Deputy White House press secretary Raj Shah said Kavanaugh’s testimony on this issue had been “entirely accurate.”
In a statement provided by the White House, Gonzales said, “Brett Kavanaugh accurately said that in the immediate aftermath of the September 11 attacks, we were ‘all hands on deck.’ But he was not read into the Terrorist Surveillance Program, which was authorized after this email was sent.”
The White House also provided a statement from Yoo: “This email predates the program’s existence. Brett Kavanaugh was not involved in meetings or drafting of legal memoranda related to the terrorist surveillance program.”
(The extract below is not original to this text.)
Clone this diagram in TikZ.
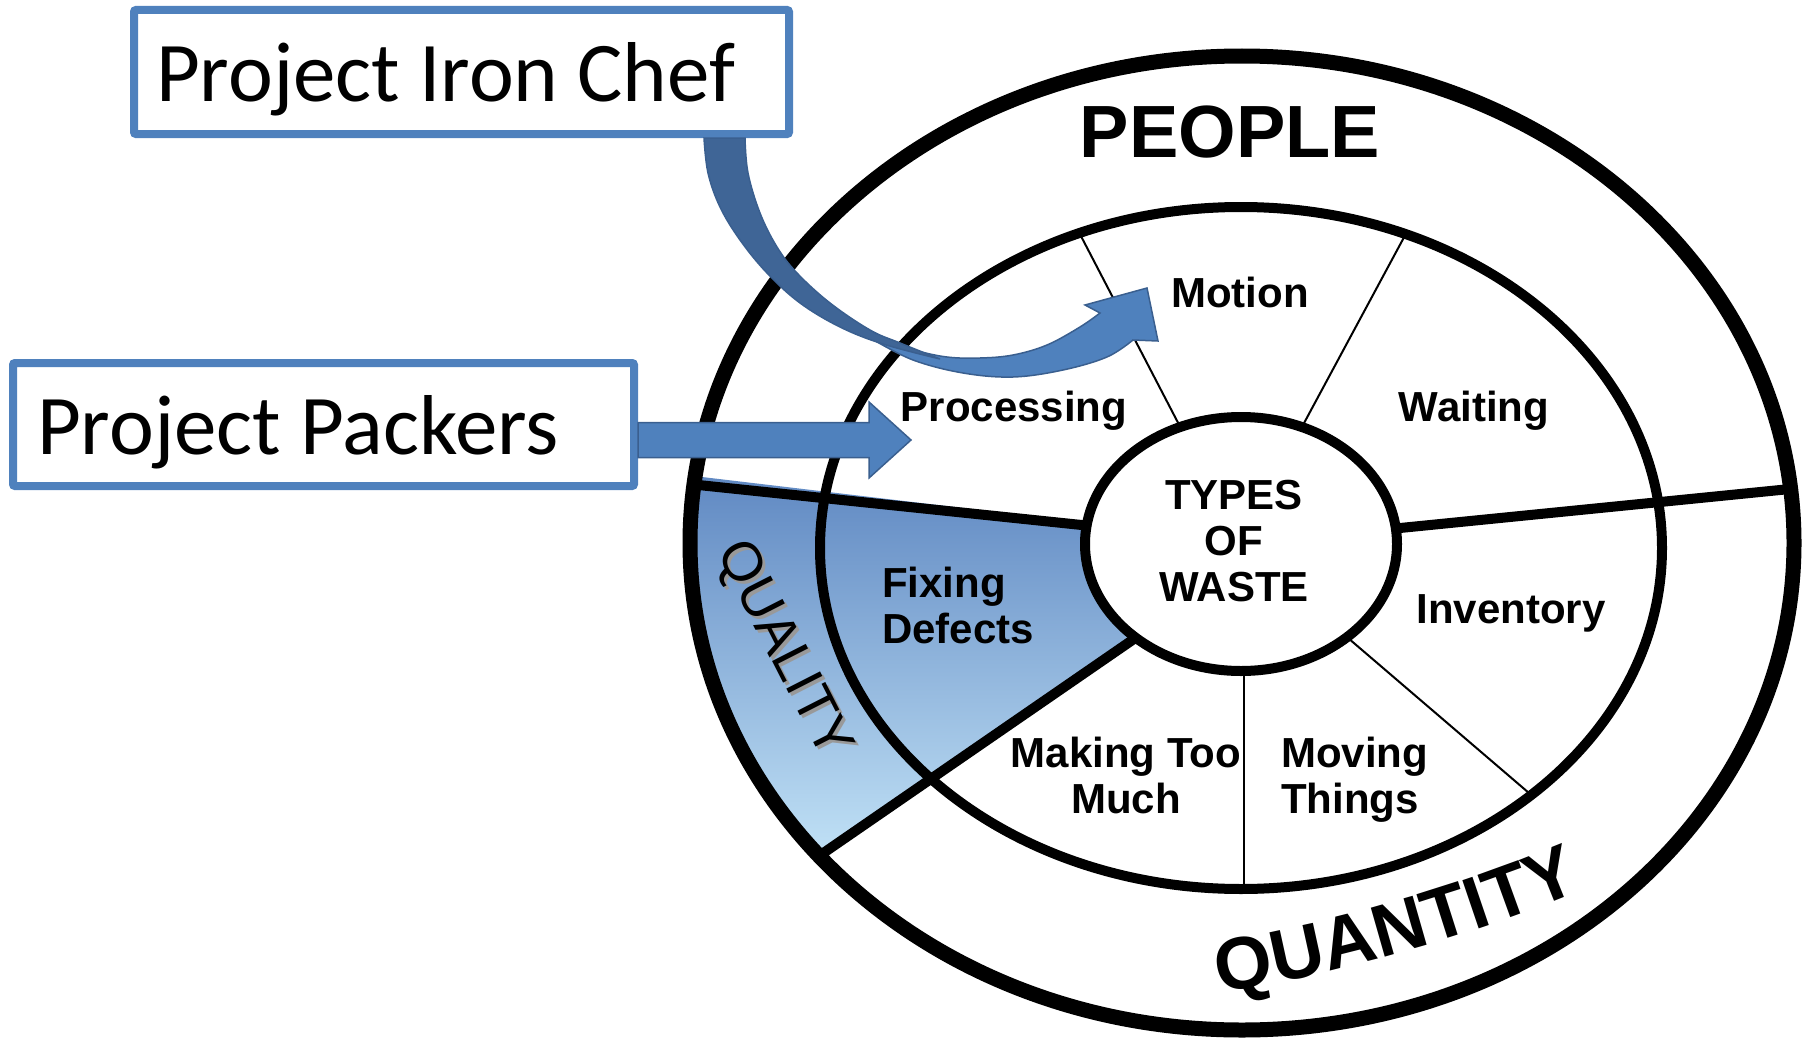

Yoo later wrote a memo fleshing out the warrantless wiretapping program, according to a report by the inspectors general at the Defense and Justice departments and the CIA, NSA and the Office of the Director of National Intelligence.
Considering the context, Kavanaugh’s email in the days after 9/11 is a slim reed on which to hang an allegation of potentially misleading testimony under oath. Leahy asked whether Kavanaugh had seen or heard anything about a specific program, and Kavanaugh said no. No evidence has surfaced showing Kavanaugh knew at the time that a spying program was being developed before or after he sent the email to Yoo.
Even though Leahy is careful to say Kavanaugh “might have” misled the Senate, he’s still throwing red meat out without much to back him up, and he gets Three Pinocchios for this one.